Mr Joshua Smith | |
Medium: | oil on canvas |
Height Metric: | 122 |
Width Metric: | 81 |
Metric Unit: | cm |
Museum: | Private collection |
Mr Joshua Smith, also known as Portrait of an Artist (Joshua Smith), is a 1943 painting by Australian artist William Dobell. The painting is a portrait of Joshua Smith, an artist and friend of Dobell. The painting was awarded the Archibald Prize in 1943. The painting took a modernist approach to portraiture; a break with the realism favoured to that date by Archibald Prize entrants.[1]
The modernist painting attracted vehement criticism and equally passionate praise. The controversy spilled over from the arts world to the general public, with the Art Gallery of New South Wales having to extend opening hours and later prolong the exhibition. Over 140,000 people viewed the portrait during the exhibition 90% of Sydney's population at the time.[2]
This award was contested in the Supreme Court of New South Wales by Mary Edwell-Burke and Joseph Wolinski on the grounds that the painting was not a portrait but rather a caricature. The case was lost and the award stood.[3] The case was said to have "placed art on trial" and to have raised "questions of what constituted a portrait and what was the relationship of realism to art in general."
Smith himself was hurt by the depiction and by the controversy associated with the portrait. In 1990 Smith called the portrait "a curse, a phantom that haunts me. It has torn at me every day of my life."
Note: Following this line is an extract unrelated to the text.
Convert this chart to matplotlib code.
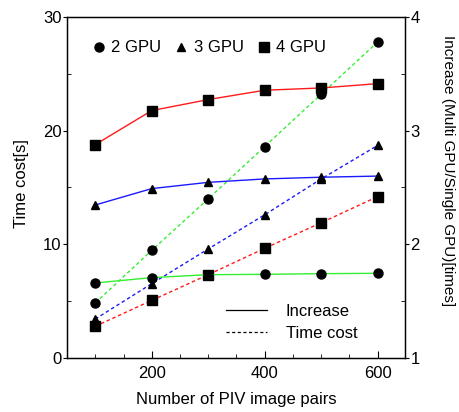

Dobell sold the painting to Sir Edward Hayward, a businessman from South Australia. In 1952, the painting was damaged in a fire at the Hayward's home. Dobell himself declined to restore the work. In 1972, Kenneth Malcolm, conservator at the National Gallery in London, undertook a restoration. Malcolm worked from a black and white photograph of the original and the extent of the damage required significant repainting.[4] This restoration created further controversy as some questioned if the portrait could still be considered a work by Dobell.
Brett Whiteley's 1978 Archibald Prize winning work Art, Life and the other thing includes a self-portrait of Whiteley holding a copy of Dobell's painting.[5]